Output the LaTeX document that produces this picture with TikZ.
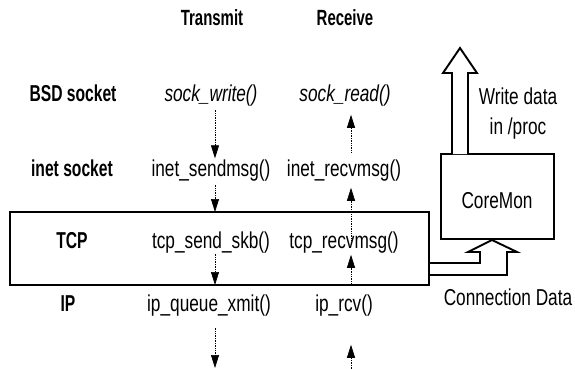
\documentclass[tikz,border=0pt]{standalone}
\usepackage{fontspec}
\setmainfont{Liberation Sans}[FakeStretch=0.75,BoldFeatures={FakeStretch=0.68}]
\usetikzlibrary{arrows.meta,calc}
\begin{document}
\begin{tikzpicture}[x=1pt,y=-1pt,
  every node/.style={inner sep=0pt,outer sep=0pt,anchor=base},
  fn/.style={font=\fontsize{23}{27}\selectfont},
  lbl/.style={font=\fontsize{23}{27}\selectfont\bfseries},
  hdr/.style={font=\fontsize{22}{26}\selectfont\bfseries},
  flow/.style={densely dotted,line width=0.7pt,-{Triangle[length=13pt,width=8pt]}},
  thickbox/.style={draw,line width=2.6pt,anchor=center},
  monbox/.style={draw,line width=2pt,anchor=center},
  hollow/.style={line width=1.9pt,line join=miter}]
\useasboundingbox (0,0) rectangle (575,369);
% headers
\node[hdr] (thdr) at (212,26) {Transmit};
\node[hdr] (rhdr) at (345,26) {Receive};
% layer labels
\node[lbl] (lbsd) at (73,101) {BSD socket};
\node[lbl] (linet) at (72,176) {inet socket};
\node[lbl] (ltcp) at (72,248) {TCP};
\node[lbl] (lip) at (68,311) {IP};
% functions
\node[fn] (sw) at (211,101) {\itshape sock\_write()};
\node[fn] (sr) at (345,101) {\itshape sock\_read()};
\node[fn] (is) at (211,176) {inet\_sendmsg()};
\node[fn] (ir) at (344,176) {inet\_recvmsg()};
\node[fn] (tss) at (211,248) {tcp\_send\_skb()};
\node[fn] (trm) at (344,248) {tcp\_recvmsg()};
\node[fn] (iqx) at (209,311) {ip\_queue\_xmit()};
\node[fn] (iprcv) at (344,311) {ip\_rcv()};
% boxes
\node[thickbox,minimum width=419pt,minimum height=73pt] (tcpbox) at (219.5,248.5) {};
\node[monbox,minimum width=113pt,minimum height=85pt] (coremon) at (497.5,196.5) {};
\node[fn] (cmtxt) at (497,208) {CoreMon};
\node[fn,anchor=center,align=center,font=\fontsize{23}{30}\selectfont] (wd) at (518,114) {Write data\\in /proc};
\node[fn] (cd) at (508,305) {Connection Data};
% column coordinates
\coordinate (tx) at (215,0);
\coordinate (rx) at (351,0);
\coordinate (txend) at (215,368);
\coordinate (rxend) at (351,369);
% transmit arrows
\draw[flow,shorten <=4pt,shorten >=1pt] (tx |- sw.south) -- (tx |- is.north);
\draw[flow,shorten <=4pt] (tx |- is.south) -- (tx |- tcpbox.north);
\draw[flow,shorten <=1pt] (tx |- tss.south) -- (tx |- tcpbox.south);
\draw[flow,shorten <=12pt] (tx |- iqx.south) -- (txend);
% receive arrows
\draw[flow,shorten <=7pt,shorten >=9pt] (rx |- ir.north) -- (rx |- sr.south);
\draw[flow,shorten <=-9pt,shorten >=7pt] (rx |- trm.north) -- (rx |- ir.south);
\draw[flow,shorten >=2pt] (rx |- tcpbox.south) -- (rx |- trm.south);
\draw[flow,shorten >=29pt] (rxend) -- (rx |- iprcv.south);
% hollow arrow: write data to /proc
\draw[hollow,fill=white] ($(coremon.north west)+(11,0)$) -- ++(0,-81) -- ++(-9,0) -- ++(17,-25) -- ++(17,25) -- ++(-9,0) -- ++(0,81);
% hollow arrow: connection data from TCP to CoreMon
\draw[hollow] ([yshift=-14.5pt]tcpbox.east) -- ++(51,0) -- ++(0,-11) -- ++(-12,0) -- ++(24,-12) -- ++(25,12) -- ++(-10,0) -- ++(0,23) -- ++(-78,0);
\end{tikzpicture}
\end{document}
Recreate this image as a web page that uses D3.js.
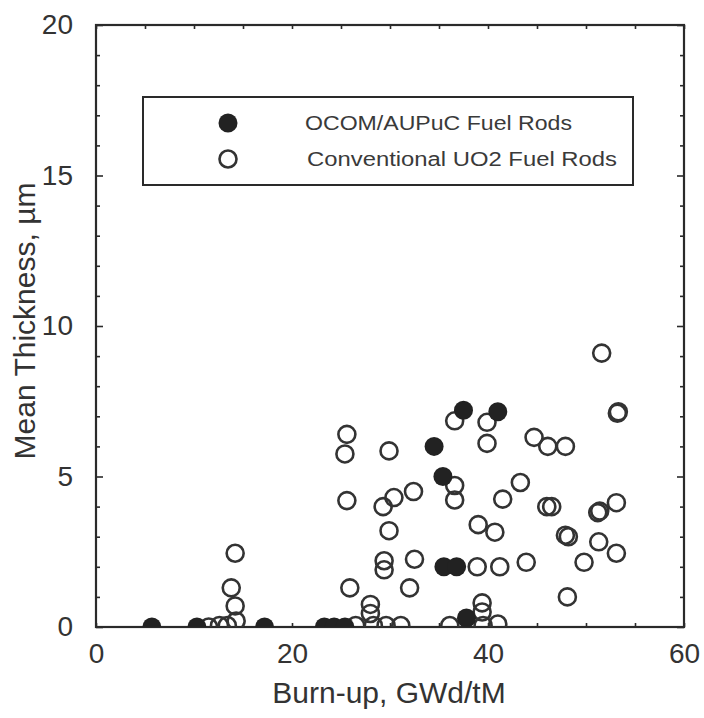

#### Aim:
Write the entries above out in full, exactly, with no images.

#### The solution:
Output the LaTeX document that produces this picture with TikZ.
\documentclass[tikz,border=0pt]{standalone}
\usepackage{fontspec}
\setmainfont{Liberation Sans}[FakeStretch=0.75,BoldFeatures={FakeStretch=0.68}]
\usetikzlibrary{arrows.meta,calc}
\begin{document}
\begin{tikzpicture}[x=1pt,y=-1pt,
  every node/.style={inner sep=0pt,outer sep=0pt,anchor=base},
  fn/.style={font=\fontsize{23}{27}\selectfont},
  lbl/.style={font=\fontsize{23}{27}\selectfont\bfseries},
  hdr/.style={font=\fontsize{22}{26}\selectfont\bfseries},
  flow/.style={densely dotted,line width=0.7pt,-{Triangle[length=13pt,width=8pt]}},
  thickbox/.style={draw,line width=2.6pt,anchor=center},
  monbox/.style={draw,line width=2pt,anchor=center},
  hollow/.style={line width=1.9pt,line join=miter}]
\useasboundingbox (0,0) rectangle (575,369);
% headers
\node[hdr] (thdr) at (212,26) {Transmit};
\node[hdr] (rhdr) at (345,26) {Receive};
% layer labels
\node[lbl] (lbsd) at (73,101) {BSD socket};
\node[lbl] (linet) at (72,176) {inet socket};
\node[lbl] (ltcp) at (72,248) {TCP};
\node[lbl] (lip) at (68,311) {IP};
% functions
\node[fn] (sw) at (211,101) {\itshape sock\_write()};
\node[fn] (sr) at (345,101) {\itshape sock\_read()};
\node[fn] (is) at (211,176) {inet\_sendmsg()};
\node[fn] (ir) at (344,176) {inet\_recvmsg()};
\node[fn] (tss) at (211,248) {tcp\_send\_skb()};
\node[fn] (trm) at (344,248) {tcp\_recvmsg()};
\node[fn] (iqx) at (209,311) {ip\_queue\_xmit()};
\node[fn] (iprcv) at (344,311) {ip\_rcv()};
% boxes
\node[thickbox,minimum width=419pt,minimum height=73pt] (tcpbox) at (219.5,248.5) {};
\node[monbox,minimum width=113pt,minimum height=85pt] (coremon) at (497.5,196.5) {};
\node[fn] (cmtxt) at (497,208) {CoreMon};
\node[fn,anchor=center,align=center,font=\fontsize{23}{30}\selectfont] (wd) at (518,114) {Write data\\in /proc};
\node[fn] (cd) at (508,305) {Connection Data};
% column coordinates
\coordinate (tx) at (215,0);
\coordinate (rx) at (351,0);
\coordinate (txend) at (215,368);
\coordinate (rxend) at (351,369);
% transmit arrows
\draw[flow,shorten <=4pt,shorten >=1pt] (tx |- sw.south) -- (tx |- is.north);
\draw[flow,shorten <=4pt] (tx |- is.south) -- (tx |- tcpbox.north);
\draw[flow,shorten <=1pt] (tx |- tss.south) -- (tx |- tcpbox.south);
\draw[flow,shorten <=12pt] (tx |- iqx.south) -- (txend);
% receive arrows
\draw[flow,shorten <=7pt,shorten >=9pt] (rx |- ir.north) -- (rx |- sr.south);
\draw[flow,shorten <=-9pt,shorten >=7pt] (rx |- trm.north) -- (rx |- ir.south);
\draw[flow,shorten >=2pt] (rx |- tcpbox.south) -- (rx |- trm.south);
\draw[flow,shorten >=29pt] (rxend) -- (rx |- iprcv.south);
% hollow arrow: write data to /proc
\draw[hollow,fill=white] ($(coremon.north west)+(11,0)$) -- ++(0,-81) -- ++(-9,0) -- ++(17,-25) -- ++(17,25) -- ++(-9,0) -- ++(0,81);
% hollow arrow: connection data from TCP to CoreMon
\draw[hollow] ([yshift=-14.5pt]tcpbox.east) -- ++(51,0) -- ++(0,-11) -- ++(-12,0) -- ++(24,-12) -- ++(25,12) -- ++(-10,0) -- ++(0,23) -- ++(-78,0);
\end{tikzpicture}
\end{document}
Recreate this image as a web page that uses D3.js.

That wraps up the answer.